In any case, we agree that it is very likely that Canada takes the Boeing offer regardless of qualities of other aircraft proposed
Possibly sentiments towards the retirement of the F-4 back then. Typhoons are flying in winter as they do in summer.
Well gents static figures are only a small part of the performance envelope of anything. Whether we are talking about engine thrust, radar range or missile range… If such figures are quoted without a context they are even more meaningless.
Not sure I get you with the jamming, Rafale jams “much better”, The Typhoon has front and rear hemisphere jammer in one wing tip and a couple of TRD’s in the other tip, one thing I have not looked into is the Typhoons “last ditch maneuver”, I haven’t got a clue as to how effective it could be, it must be somewhat effective as its been provisioned, love to know if anyone knows any details.
DASS provides three types of maneuvers. Support maneuver are designed to maximise the effectivness of the counter measures. Escape maneuvers are designed to deplete a threat missiles energy state to outrun them, if counter measures ressources are constraint to defeat the threat. Last ditch maneuvers are simply cues to a missile on finals.
Should be yes.
A bit later than indicated and not yet a contract, but it’s finally a first step in the right direction!
https://www.eurofighter.com/news-and-events/2015/09/eurofighter-welcomes-the-agreement-between-italy-and-kuwait-for-the-supply-of-28-eurofighter-typhoons
Terrible video! Gave up watching it after 2 min of mostly empty skies, jittery etc.
While not a customer funded program yet, UTAS has at least studied repackaging the RAPTOR sensors into a smaller pod that would fit Typhoon.
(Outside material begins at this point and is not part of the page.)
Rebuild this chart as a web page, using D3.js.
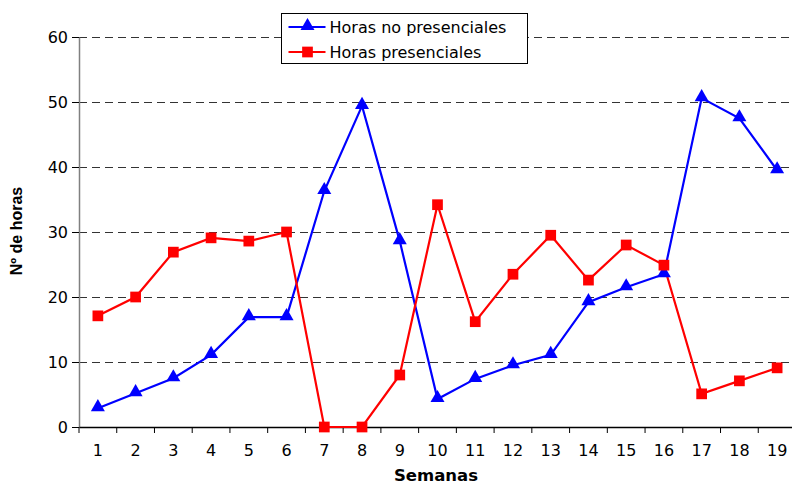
<!DOCTYPE html>
<html>
<head>
<meta charset="utf-8">
<script src="https://cdn.jsdelivr.net/npm/d3@7"></script>
<style>
  body { margin: 0; background: #fff; }
  text { font-family: "DejaVu Sans", "Liberation Sans", Arial, sans-serif; }
</style>
</head>
<body>
<div id="container"></div>
<script>
var semanas = [1, 2, 3, 4, 5, 6, 7, 8, 9, 10, 11, 12, 13, 14, 15, 16, 17, 18, 19];
var noPresenciales = [2.9, 5.2, 7.5, 11.1, 16.9, 16.9, 36.3, 49.4, 28.6, 4.3, 7.4, 9.5, 11.1, 19.2, 21.5, 23.5, 50.6, 47.5, 39.5];
var presenciales = [17.1, 20, 26.9, 29.1, 28.6, 30, 0, 0, 8, 34.2, 16.2, 23.5, 29.5, 22.6, 28, 24.9, 5.1, 7.1, 9.1];
var yTicks = [0, 10, 20, 30, 40, 50, 60];

var width = 792, height = 486;
var mLeft = 79, mRight = 796, mTop = 37, mBottom = 427;

var svg = d3.select("#container")
  .append("svg")
    .attr("width", width)
    .attr("height", height);

var x = d3.scaleBand()
  .domain(semanas)
  .range([mLeft, mRight]);

var y = d3.scaleLinear()
  .domain([0, 60])
  .range([mBottom, mTop]);

// grid lines
svg.append("g")
  .selectAll("line")
  .data(yTicks.filter(d => d > 0))
  .join("line")
    .attr("x1", mLeft)
    .attr("x2", width)
    .attr("y1", d => Math.round(y(d)) + 0.5)
    .attr("y2", d => Math.round(y(d)) + 0.5)
    .attr("stroke", "#333")
    .attr("stroke-width", 1)
    .attr("stroke-dasharray", "8,5");

// y axis
var yAxis = svg.append("g")
  .attr("transform", "translate(" + mLeft + ",0)")
  .call(d3.axisLeft(y).tickValues(yTicks).tickSize(7).tickSizeOuter(0));
yAxis.select(".domain").attr("stroke", "#808080").attr("stroke-width", 1.5);
yAxis.selectAll(".tick line").attr("stroke", "#000");
yAxis.selectAll("text").attr("font-size", 16).attr("fill", "#000").attr("x", -11)
  .style("font-family", "'DejaVu Sans', sans-serif");

// x axis (ticks between categories)
var xAxis = svg.append("g")
  .attr("transform", "translate(0," + mBottom + ")")
  .call(d3.axisBottom(x).tickSize(0).tickSizeOuter(0));
xAxis.select(".domain").attr("stroke", "#000").attr("stroke-width", 1.5);
xAxis.selectAll("text").attr("font-size", 16).attr("fill", "#000").attr("dy", "1.6em")
  .style("font-family", "'DejaVu Sans', sans-serif");
svg.append("g")
  .selectAll("line")
  .data(semanas)
  .join("line")
    .attr("x1", d => x(d))
    .attr("x2", d => x(d))
    .attr("y1", mBottom)
    .attr("y2", mBottom + 6)
    .attr("stroke", "#000");

var cx = d => x(d) + x.bandwidth() / 2;

var line = d3.line()
  .x((d, i) => cx(semanas[i]))
  .y(d => y(d));

svg.append("path")
  .datum(noPresenciales)
  .attr("fill", "none")
  .attr("stroke", "#0000ff")
  .attr("stroke-width", 2.2)
  .attr("d", line);

svg.append("path")
  .datum(presenciales)
  .attr("fill", "none")
  .attr("stroke", "#ff0000")
  .attr("stroke-width", 2.2)
  .attr("d", line);

var tri = d3.symbol().type(d3.symbolTriangle).size(85);
var sq = d3.symbol().type(d3.symbolSquare).size(115);

svg.append("g")
  .selectAll("path")
  .data(noPresenciales)
  .join("path")
    .attr("d", tri)
    .attr("fill", "#0000ff")
    .attr("transform", (d, i) => "translate(" + cx(semanas[i]) + "," + (y(d) - 1) + ")");

svg.append("g")
  .selectAll("path")
  .data(presenciales)
  .join("path")
    .attr("d", sq)
    .attr("fill", "#ff0000")
    .attr("transform", (d, i) => "translate(" + cx(semanas[i]) + "," + y(d) + ")");

// axis titles
svg.append("text")
  .attr("x", 436)
  .attr("y", 481)
  .attr("text-anchor", "middle")
  .attr("font-size", 16.5)
  .attr("font-weight", "bold")
  .text("Semanas");

svg.append("text")
  .attr("transform", "translate(22,231) rotate(-90)")
  .attr("text-anchor", "middle")
  .attr("font-size", 16)
  .attr("font-weight", "bold")
  .style("font-family", "'Liberation Sans', Arial, sans-serif")
  .text("Nº de horas");

// legend
var legend = svg.append("g").attr("transform", "translate(281.5,13.5)");
legend.append("rect")
  .attr("width", 246)
  .attr("height", 50)
  .attr("fill", "#fff")
  .attr("stroke", "#000")
  .attr("stroke-width", 1);

var items = [
  { name: "Horas no presenciales", color: "#0000ff", sym: tri, dy: -1 },
  { name: "Horas presenciales", color: "#ff0000", sym: sq, dy: 0 }
];
items.forEach(function (it, i) {
  var yy = 13.5 + i * 25;
  legend.append("line")
    .attr("x1", 7).attr("x2", 44)
    .attr("y1", yy).attr("y2", yy)
    .attr("stroke", it.color)
    .attr("stroke-width", 2.2);
  legend.append("path")
    .attr("d", it.sym)
    .attr("fill", it.color)
    .attr("transform", "translate(26," + (yy + it.dy) + ")");
  legend.append("text")
    .attr("x", 48)
    .attr("y", yy)
    .attr("dy", "0.35em")
    .attr("font-size", 16)
    .text(it.name);
});
</script>
</body>
</html>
http://www.flightglobal.com/news/articles/utas-sets-sights-on-raptor-integration-with-typhoon-415108/
Haarvarla,
we are talking about two different issues here. Fuel and stores management are inflight tasks that the FCS has to cope with. Ofcourse there is s CG range that an aircraft can deal with, but beyond that the FCS itself is no solution even if it can deal with greater CG ranges! Why? Because it’s about mass distribution and the related inertia. If these change you are automatically loosing performance and have to deal with unnecessary trim drag penalties. That’s why it is important to carrfully observe the impact of anything that you add or remove from the aircraft. If not your FCS might cope with this, but and can only compensate by counter trimming the moments which means a lose of performance!
Take a meter long stick and put weight on it on variable positions stretch your arm out with which you hold the stick and move it around. You’ll notice that it will be increasingly difficult the greater the weight at the end of the stick. Up to a certain point you can compensate, but only with sufficient force. Put the same weight closer to your hand and it will be much easier and even possible to deal with weights that you can’t handle if they are at the opposite end of the stick. It’s simple physics!
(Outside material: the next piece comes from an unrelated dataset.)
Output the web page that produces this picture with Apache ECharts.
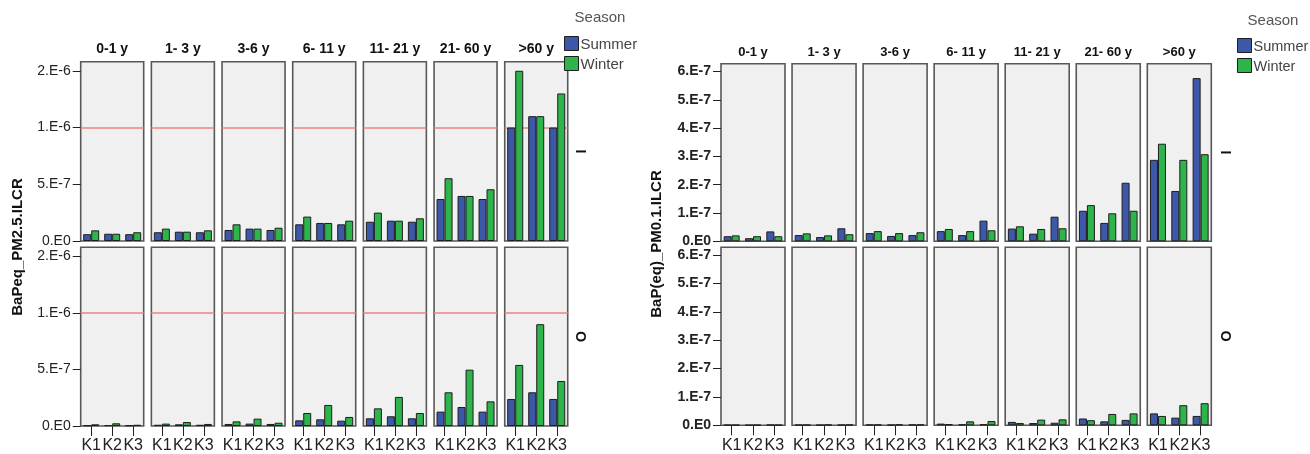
<!DOCTYPE html>
<html>
<head>
<meta charset="utf-8">
<title>BaPeq ILCR by age group and season</title>
<script src="https://cdn.jsdelivr.net/npm/echarts@6/dist/echarts.min.js"></script>
<style>
  html, body { margin: 0; padding: 0; background: #ffffff; }
  #chart { width: 1310px; height: 454px; }
</style>
</head>
<body>
<div id="chart"></div>
<script>
// Age groups (panel columns), sites (categories) and seasons (series)
const ageGroups = ['0-1 y', '1- 3 y', '3-6 y', '6- 11 y', '11- 21 y', '21- 60 y', '>60 y'];
const sites = ['K1', 'K2', 'K3'];
const seasons = ['Summer', 'Winter'];
const rowLabels = ['I', 'O'];

// BaPeq_PM2.5 ILCR, row "I": one [K1, K2, K3] triple per age group
const pm25SummerI = [
  [6.0e-8, 6.4e-8, 6.0e-8], [7.7e-8, 8.2e-8, 7.7e-8], [9.7e-8, 1.09e-7, 9.7e-8],
  [1.47e-7, 1.59e-7, 1.47e-7], [1.70e-7, 1.79e-7, 1.70e-7], [3.70e-7, 3.97e-7, 3.70e-7],
  [1.0e-6, 1.1e-6, 1.0e-6]
];
const pm25WinterI = [
  [9.4e-8, 6.4e-8, 7.7e-8], [1.09e-7, 8.2e-8, 9.4e-8], [1.47e-7, 1.09e-7, 1.17e-7],
  [2.15e-7, 1.59e-7, 1.79e-7], [2.50e-7, 1.79e-7, 2.00e-7], [5.53e-7, 3.97e-7, 4.56e-7],
  [1.5e-6, 1.1e-6, 1.3e-6]
];
// BaPeq_PM2.5 ILCR, row "O"
const pm25SummerO = [
  [5e-9, 8e-9, 6e-9], [1.1e-8, 1.5e-8, 1.1e-8], [1.8e-8, 2.1e-8, 1.8e-8],
  [5.0e-8, 5.9e-8, 4.7e-8], [6.8e-8, 8.6e-8, 6.8e-8], [1.27e-7, 1.68e-7, 1.27e-7],
  [2.39e-7, 2.98e-7, 2.39e-7]
];
const pm25WinterO = [
  [1.5e-8, 2.4e-8, 1.1e-8], [2.1e-8, 3.5e-8, 1.8e-8], [4.1e-8, 6.5e-8, 2.9e-8],
  [1.15e-7, 1.86e-7, 8.0e-8], [1.56e-7, 2.57e-7, 1.15e-7], [2.98e-7, 4.98e-7, 2.18e-7],
  [5.4e-7, 9.0e-7, 3.98e-7]
];

// BaP(eq)_PM0.1 ILCR, row "I"
const pm01SummerI = [
  [1.8e-8, 1.1e-8, 3.5e-8], [2.2e-8, 1.5e-8, 4.6e-8], [2.9e-8, 1.9e-8, 2.2e-8],
  [3.6e-8, 2.2e-8, 7.3e-8], [4.5e-8, 2.7e-8, 8.7e-8], [1.08e-7, 6.5e-8, 2.07e-7],
  [2.88e-7, 1.78e-7, 5.77e-7]
];
const pm01WinterI = [
  [2.1e-8, 1.8e-8, 1.8e-8], [2.8e-8, 2.1e-8, 2.5e-8], [3.6e-8, 2.9e-8, 3.2e-8],
  [4.35e-8, 3.6e-8, 3.9e-8], [5.3e-8, 4.35e-8, 4.6e-8], [1.28e-7, 9.9e-8, 1.08e-7],
  [3.45e-7, 2.88e-7, 3.08e-7]
];
// BaP(eq)_PM0.1 ILCR, row "O"
const pm01SummerO = [
  [1.5e-9, 1e-9, 2e-9], [2e-9, 1.5e-9, 2e-9], [2.5e-9, 2e-9, 2.5e-9],
  [6e-9, 3.5e-9, 4e-9], [1.2e-8, 8e-9, 9e-9], [2.4e-8, 1.4e-8, 1.9e-8],
  [4.2e-8, 2.7e-8, 3.3e-8]
];
const pm01WinterO = [
  [1.5e-9, 1.5e-9, 1.5e-9], [2e-9, 2.5e-9, 2.5e-9], [2.5e-9, 3.5e-9, 3e-9],
  [4.5e-9, 1.4e-8, 1.5e-8], [8e-9, 2.0e-8, 2.1e-8], [1.8e-8, 4.0e-8, 4.2e-8],
  [3.3e-8, 7.1e-8, 7.8e-8]
];

// Value-axis ticks and their printed labels
const pm25TickValues = [0, 5e-7, 1e-6, 1.5e-6];
const pm25TickLabels = ['0.E0', '5.E-7', '1.E-6', '2.E-6'];
const pm01TickValues = [0, 1e-7, 2e-7, 3e-7, 4e-7, 5e-7, 6e-7];
const pm01TickLabels = ['0.E0', '1.E-7', '2.E-7', '3.E-7', '4.E-7', '5.E-7', '6.E-7'];

// Acceptable-risk reference line drawn on the PM2.5 panels
const riskThreshold = 1e-6;

const FONT = '"Liberation Sans", Arial, sans-serif';
const SEASON_COLORS = { Summer: '#3D58A8', Winter: '#2DB44B' };

const grids = [], xAxes = [], yAxes = [], series = [], graphics = [];

function labelFor(values, labels) {
  return function (v) {
    let best = 0;
    for (let i = 1; i < values.length; i++) {
      if (Math.abs(values[i] - v) < Math.abs(values[best] - v)) best = i;
    }
    return labels[best];
  };
}

function buildPanel(cfg) {
  const rows = [[cfg.summerI, cfg.winterI], [cfg.summerO, cfg.winterO]];
  rows.forEach(function (rowData, r) {
    ageGroups.forEach(function (age, c) {
      const idx = grids.length;
      const left = cfg.left0 + c * cfg.pitch;
      grids.push({
        left: left, top: cfg.rowTops[r], width: cfg.cellW, height: cfg.rowHeights[r],
        show: true, backgroundColor: '#F0F0F0', borderColor: '#585858', borderWidth: 1.6
      });
      const bottomRow = r === 1;
      xAxes.push({
        type: 'category', gridIndex: idx, data: sites,
        axisLine: { show: false },
        axisTick: { show: bottomRow, alignWithLabel: true, length: 10, lineStyle: { color: '#222', width: 1 } },
        axisLabel: {
          show: bottomRow, interval: 0, hideOverlap: false, margin: 12,
          fontSize: 16, color: '#222', fontFamily: FONT
        },
        splitLine: { show: false }
      });
      const firstCol = c === 0;
      yAxes.push({
        type: 'value', gridIndex: idx, min: 0, max: cfg.yMax,
        axisLine: { show: false },
        splitLine: { show: false },
        axisTick: {
          show: firstCol, length: 8, customValues: cfg.tickValues,
          lineStyle: { color: '#222', width: 1 }
        },
        axisLabel: {
          show: firstCol, customValues: cfg.tickValues, margin: 10,
          fontSize: 14, fontWeight: cfg.labelWeight, color: '#222', fontFamily: FONT,
          formatter: labelFor(cfg.tickValues, cfg.tickLabels)
        }
      });
      seasons.forEach(function (s, k) {
        const bar = {
          name: s, type: 'bar', xAxisIndex: idx, yAxisIndex: idx,
          data: rowData[k][c], barWidth: 8, barGap: '0%', z: 3,
          itemStyle: { color: SEASON_COLORS[s], borderColor: '#1e1e1e', borderWidth: 1 },
          emphasis: { disabled: true }, animation: false
        };
        if (k === 0 && cfg.threshold != null) {
          // reference line sits underneath the bars
          bar.markLine = {
            silent: true, symbol: 'none', animation: false, z: 1, precision: 12,
            label: { show: false },
            lineStyle: { color: '#EE8383', width: 1.5, type: 'solid' },
            data: [{ yAxis: cfg.threshold }]
          };
        }
        series.push(bar);
      });
      if (r === 0) {
        graphics.push({
          type: 'text', x: left + cfg.cellW / 2, y: cfg.titleY,
          style: {
            text: age, fill: '#111', font: 'bold ' + cfg.titleSize + 'px ' + FONT,
            textAlign: 'center', textVerticalAlign: 'middle'
          }
        });
      }
    });
    // row facet label
    graphics.push({
      type: 'text', x: cfg.rowLabelX, y: cfg.rowTops[r] + cfg.rowHeights[r] / 2,
      rotation: -Math.PI / 2,
      style: {
        text: rowLabels[r], fill: '#111', font: 'bold 14px ' + FONT,
        textAlign: 'center', textVerticalAlign: 'middle'
      }
    });
  });
  // value-axis title
  graphics.push({
    type: 'text', x: cfg.axisTitleX, y: cfg.axisTitleY, rotation: Math.PI / 2,
    style: {
      text: cfg.axisTitle, fill: '#111', font: 'bold 15px ' + FONT,
      textAlign: 'center', textVerticalAlign: 'middle'
    }
  });
  // season legend: title, swatches and names
  graphics.push({
    type: 'text', x: cfg.seasonX, y: cfg.seasonY,
    style: {
      text: 'Season', fill: '#555', font: '15px ' + FONT,
      textAlign: 'center', textVerticalAlign: 'middle'
    }
  });
  seasons.forEach(function (s, k) {
    const y = cfg.legendTop + k * 20;
    graphics.push({
      type: 'rect', shape: { x: cfg.legendX, y: y, width: 14, height: 14 },
      style: { fill: SEASON_COLORS[s], stroke: '#1e1e1e', lineWidth: 1 }
    });
    graphics.push({
      type: 'text', x: cfg.legendX + 16, y: y + 8,
      style: {
        text: s, fill: '#444', font: cfg.legendSize + 'px ' + FONT,
        textAlign: 'left', textVerticalAlign: 'middle'
      }
    });
  });
}

buildPanel({
  summerI: pm25SummerI, winterI: pm25WinterI, summerO: pm25SummerO, winterO: pm25WinterO,
  left0: 80.7, pitch: 70.67, cellW: 63,
  rowTops: [61.7, 247.3], rowHeights: [179.3, 178.7],
  yMax: 1.58e-6, tickValues: pm25TickValues, tickLabels: pm25TickLabels, labelWeight: 'normal',
  threshold: riskThreshold, titleY: 49.5, titleSize: 14,
  rowLabelX: 580, axisTitleX: 18, axisTitleY: 247, axisTitle: 'BaPeq_PM2.5.ILCR',
  seasonX: 600, seasonY: 18, legendX: 564.5, legendTop: 36.5, legendSize: 15
});

buildPanel({
  summerI: pm01SummerI, winterI: pm01WinterI, summerO: pm01SummerO, winterO: pm01WinterO,
  left0: 721, pitch: 71.05, cellW: 64,
  rowTops: [63.7, 247.3], rowHeights: [177.6, 178],
  yMax: 6.28e-7, tickValues: pm01TickValues, tickLabels: pm01TickLabels, labelWeight: 'bold',
  threshold: null, titleY: 52.5, titleSize: 13,
  rowLabelX: 1225, axisTitleX: 657, axisTitleY: 244, axisTitle: 'BaP(eq)_PM0.1.ILCR',
  seasonX: 1273, seasonY: 21, legendX: 1237.5, legendTop: 38.5, legendSize: 14.5
});

const chart = echarts.init(document.getElementById('chart'), null, { renderer: 'canvas' });
chart.setOption({
  animation: false,
  backgroundColor: '#ffffff',
  textStyle: { fontFamily: FONT },
  grid: grids,
  xAxis: xAxes,
  yAxis: yAxes,
  series: series,
  graphic: graphics
});
</script>
</body>
</html>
Fighters’ designs account for a range of Cgs. I’m sure minor tweaks to ballast and FBW would suffice, as has been the case with all the prototypes to varying degrees since the first flight of T-50-1.
You aren’t messing around with FCS all times the weight changes, hence ballast is the way to go in such cases, unless you have changes that in sum may suffice FCS amendment. And what we were talking about here were changes on the tail sting. I just don’t think they have removed KS-U to make room for a rearwards facing array. It’s nonetheless interesting to see how the OEIS arrangement has changed with virtually all prototypes thus far.
It will be interesting to see how the final arrangement will look like.
They will most likely not scrap them, but put them into storage.